→ What the exercise asks
Each line from the start of the entries through the line that contains "const xTicks = [-30, 20, 70, 120, 170, 220];" should be output exactly, please.

→ Material for this exercise
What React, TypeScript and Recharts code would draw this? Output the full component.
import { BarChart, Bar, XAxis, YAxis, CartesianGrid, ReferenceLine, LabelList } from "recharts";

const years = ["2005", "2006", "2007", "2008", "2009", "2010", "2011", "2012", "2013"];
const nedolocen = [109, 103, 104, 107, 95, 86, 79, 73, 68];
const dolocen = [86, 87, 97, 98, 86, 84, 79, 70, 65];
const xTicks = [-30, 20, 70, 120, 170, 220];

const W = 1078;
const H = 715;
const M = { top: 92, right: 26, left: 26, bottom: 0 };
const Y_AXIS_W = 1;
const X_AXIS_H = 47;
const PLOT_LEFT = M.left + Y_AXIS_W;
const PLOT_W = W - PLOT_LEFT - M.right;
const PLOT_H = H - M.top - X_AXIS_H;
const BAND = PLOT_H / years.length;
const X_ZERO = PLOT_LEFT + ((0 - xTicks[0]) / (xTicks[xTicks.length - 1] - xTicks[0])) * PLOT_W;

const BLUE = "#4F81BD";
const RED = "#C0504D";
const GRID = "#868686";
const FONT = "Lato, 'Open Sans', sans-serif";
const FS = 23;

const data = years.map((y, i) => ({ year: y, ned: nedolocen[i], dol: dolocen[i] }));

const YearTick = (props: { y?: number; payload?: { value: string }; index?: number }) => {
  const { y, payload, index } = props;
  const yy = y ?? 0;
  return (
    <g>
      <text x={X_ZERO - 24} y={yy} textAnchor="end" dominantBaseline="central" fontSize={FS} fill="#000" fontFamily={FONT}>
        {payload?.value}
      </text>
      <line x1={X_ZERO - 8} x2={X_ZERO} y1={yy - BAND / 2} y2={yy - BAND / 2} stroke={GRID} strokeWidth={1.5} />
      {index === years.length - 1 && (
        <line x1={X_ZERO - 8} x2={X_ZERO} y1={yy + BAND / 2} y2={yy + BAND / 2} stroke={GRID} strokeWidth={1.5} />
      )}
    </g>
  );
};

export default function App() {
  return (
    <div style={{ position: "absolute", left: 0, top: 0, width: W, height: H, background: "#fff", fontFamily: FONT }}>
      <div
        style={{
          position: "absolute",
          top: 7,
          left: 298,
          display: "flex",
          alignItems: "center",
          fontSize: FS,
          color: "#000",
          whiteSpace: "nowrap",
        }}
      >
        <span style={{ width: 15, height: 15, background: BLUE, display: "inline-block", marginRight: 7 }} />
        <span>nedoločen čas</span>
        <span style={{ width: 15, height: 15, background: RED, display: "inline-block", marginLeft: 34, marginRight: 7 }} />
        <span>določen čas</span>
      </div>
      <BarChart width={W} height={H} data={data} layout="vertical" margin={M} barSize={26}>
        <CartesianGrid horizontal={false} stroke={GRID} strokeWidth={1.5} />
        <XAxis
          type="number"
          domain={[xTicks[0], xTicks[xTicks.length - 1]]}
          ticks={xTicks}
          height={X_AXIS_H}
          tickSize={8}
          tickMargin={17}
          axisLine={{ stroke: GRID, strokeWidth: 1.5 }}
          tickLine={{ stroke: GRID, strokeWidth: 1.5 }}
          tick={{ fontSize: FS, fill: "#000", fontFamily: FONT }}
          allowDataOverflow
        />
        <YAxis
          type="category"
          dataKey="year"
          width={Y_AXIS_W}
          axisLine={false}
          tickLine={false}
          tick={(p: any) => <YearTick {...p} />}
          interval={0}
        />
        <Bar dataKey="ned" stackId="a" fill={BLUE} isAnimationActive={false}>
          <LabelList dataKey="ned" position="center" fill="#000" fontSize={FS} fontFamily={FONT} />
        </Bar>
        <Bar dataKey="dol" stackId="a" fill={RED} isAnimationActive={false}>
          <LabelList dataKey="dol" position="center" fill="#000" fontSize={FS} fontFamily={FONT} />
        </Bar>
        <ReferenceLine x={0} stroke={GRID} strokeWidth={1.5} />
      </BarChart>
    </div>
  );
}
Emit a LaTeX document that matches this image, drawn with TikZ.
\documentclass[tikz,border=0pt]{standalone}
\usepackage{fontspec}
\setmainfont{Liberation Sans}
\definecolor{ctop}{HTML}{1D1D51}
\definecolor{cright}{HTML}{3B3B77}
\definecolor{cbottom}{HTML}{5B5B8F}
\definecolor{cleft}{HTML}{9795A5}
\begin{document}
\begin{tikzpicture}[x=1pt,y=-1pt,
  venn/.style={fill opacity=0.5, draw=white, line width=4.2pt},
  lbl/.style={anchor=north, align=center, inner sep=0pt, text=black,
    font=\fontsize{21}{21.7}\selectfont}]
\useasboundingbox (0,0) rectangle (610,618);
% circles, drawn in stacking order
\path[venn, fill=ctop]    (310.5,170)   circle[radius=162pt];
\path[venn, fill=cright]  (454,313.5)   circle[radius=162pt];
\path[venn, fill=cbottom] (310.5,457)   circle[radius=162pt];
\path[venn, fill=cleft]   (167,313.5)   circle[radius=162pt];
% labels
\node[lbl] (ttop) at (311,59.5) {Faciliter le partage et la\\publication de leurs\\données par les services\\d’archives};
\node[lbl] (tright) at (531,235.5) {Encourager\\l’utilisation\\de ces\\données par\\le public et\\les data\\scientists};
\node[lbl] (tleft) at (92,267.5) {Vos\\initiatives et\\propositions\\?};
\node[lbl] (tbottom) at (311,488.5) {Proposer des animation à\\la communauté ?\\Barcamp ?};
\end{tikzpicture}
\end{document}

→ Full solution
What React, TypeScript and Recharts code would draw this? Output the full component.
import { BarChart, Bar, XAxis, YAxis, CartesianGrid, ReferenceLine, LabelList } from "recharts";

const years = ["2005", "2006", "2007", "2008", "2009", "2010", "2011", "2012", "2013"];
const nedolocen = [109, 103, 104, 107, 95, 86, 79, 73, 68];
const dolocen = [86, 87, 97, 98, 86, 84, 79, 70, 65];
const xTicks = [-30, 20, 70, 120, 170, 220];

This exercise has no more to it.